Exercise brief:
Which lines below hold the word "diagram"? Report each one.

Data supplied:
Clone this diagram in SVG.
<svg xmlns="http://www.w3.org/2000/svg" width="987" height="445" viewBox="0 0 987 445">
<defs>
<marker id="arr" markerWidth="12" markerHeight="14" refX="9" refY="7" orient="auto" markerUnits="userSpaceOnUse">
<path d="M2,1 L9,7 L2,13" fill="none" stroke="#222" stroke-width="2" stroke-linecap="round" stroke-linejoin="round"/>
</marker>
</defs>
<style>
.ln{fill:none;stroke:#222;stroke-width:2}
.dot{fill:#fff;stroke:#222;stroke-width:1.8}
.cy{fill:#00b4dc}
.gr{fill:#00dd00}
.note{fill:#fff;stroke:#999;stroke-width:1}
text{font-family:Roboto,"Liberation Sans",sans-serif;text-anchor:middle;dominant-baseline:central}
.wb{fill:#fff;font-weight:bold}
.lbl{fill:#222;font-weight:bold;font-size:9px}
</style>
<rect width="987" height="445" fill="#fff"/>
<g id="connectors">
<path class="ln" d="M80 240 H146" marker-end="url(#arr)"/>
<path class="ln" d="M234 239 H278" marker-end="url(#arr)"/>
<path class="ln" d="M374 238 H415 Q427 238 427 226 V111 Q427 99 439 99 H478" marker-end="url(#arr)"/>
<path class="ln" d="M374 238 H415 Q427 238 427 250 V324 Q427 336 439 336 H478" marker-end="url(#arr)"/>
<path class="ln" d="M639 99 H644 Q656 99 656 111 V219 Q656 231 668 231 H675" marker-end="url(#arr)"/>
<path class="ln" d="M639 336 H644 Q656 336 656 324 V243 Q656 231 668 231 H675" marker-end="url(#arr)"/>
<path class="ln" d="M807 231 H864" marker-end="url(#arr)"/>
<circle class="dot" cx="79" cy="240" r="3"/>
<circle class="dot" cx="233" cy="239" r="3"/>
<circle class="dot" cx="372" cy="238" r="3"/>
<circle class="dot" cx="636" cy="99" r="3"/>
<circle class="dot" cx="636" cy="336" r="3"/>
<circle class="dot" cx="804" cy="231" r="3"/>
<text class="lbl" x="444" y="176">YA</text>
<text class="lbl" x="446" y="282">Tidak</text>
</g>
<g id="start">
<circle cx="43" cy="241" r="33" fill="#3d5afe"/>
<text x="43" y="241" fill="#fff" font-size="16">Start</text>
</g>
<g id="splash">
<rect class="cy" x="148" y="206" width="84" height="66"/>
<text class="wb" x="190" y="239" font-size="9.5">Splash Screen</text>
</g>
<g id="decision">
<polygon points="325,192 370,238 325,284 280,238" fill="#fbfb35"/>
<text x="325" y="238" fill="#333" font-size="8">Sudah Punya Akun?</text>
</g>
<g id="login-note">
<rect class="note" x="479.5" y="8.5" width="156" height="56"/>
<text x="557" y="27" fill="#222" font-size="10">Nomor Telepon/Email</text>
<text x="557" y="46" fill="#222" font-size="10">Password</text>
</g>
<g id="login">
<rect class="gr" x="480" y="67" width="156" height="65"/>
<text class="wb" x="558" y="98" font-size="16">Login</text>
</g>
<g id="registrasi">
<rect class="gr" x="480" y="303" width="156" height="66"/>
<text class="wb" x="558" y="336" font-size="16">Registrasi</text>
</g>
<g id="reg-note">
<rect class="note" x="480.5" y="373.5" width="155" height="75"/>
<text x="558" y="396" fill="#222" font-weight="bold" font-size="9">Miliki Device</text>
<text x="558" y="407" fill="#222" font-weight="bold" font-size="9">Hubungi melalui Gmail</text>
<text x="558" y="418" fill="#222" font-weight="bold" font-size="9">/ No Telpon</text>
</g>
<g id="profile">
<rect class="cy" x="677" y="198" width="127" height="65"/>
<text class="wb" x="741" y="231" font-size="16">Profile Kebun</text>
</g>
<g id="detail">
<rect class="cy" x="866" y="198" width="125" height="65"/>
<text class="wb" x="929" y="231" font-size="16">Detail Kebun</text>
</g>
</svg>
--
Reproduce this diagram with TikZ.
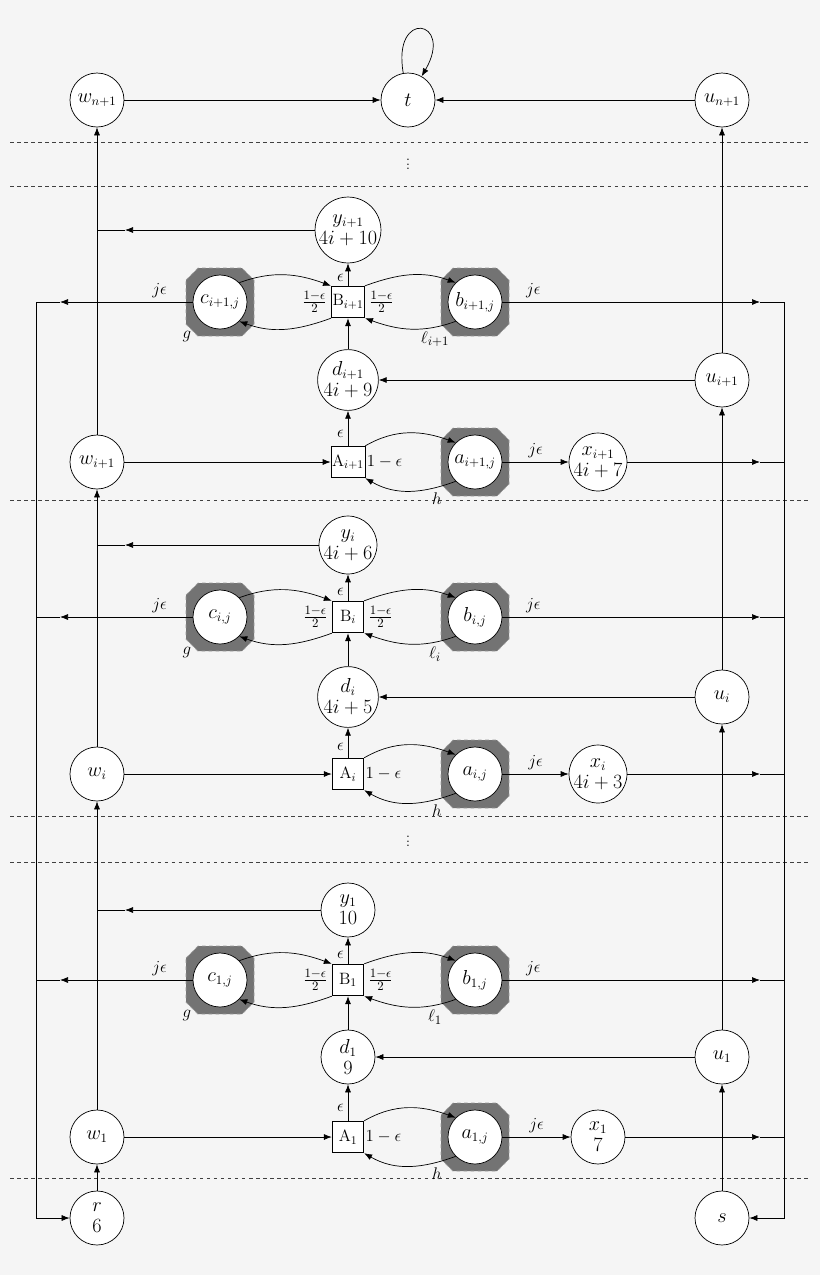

Written answer:
Clone this diagram in SVG.
Reproduce this diagram with TikZ.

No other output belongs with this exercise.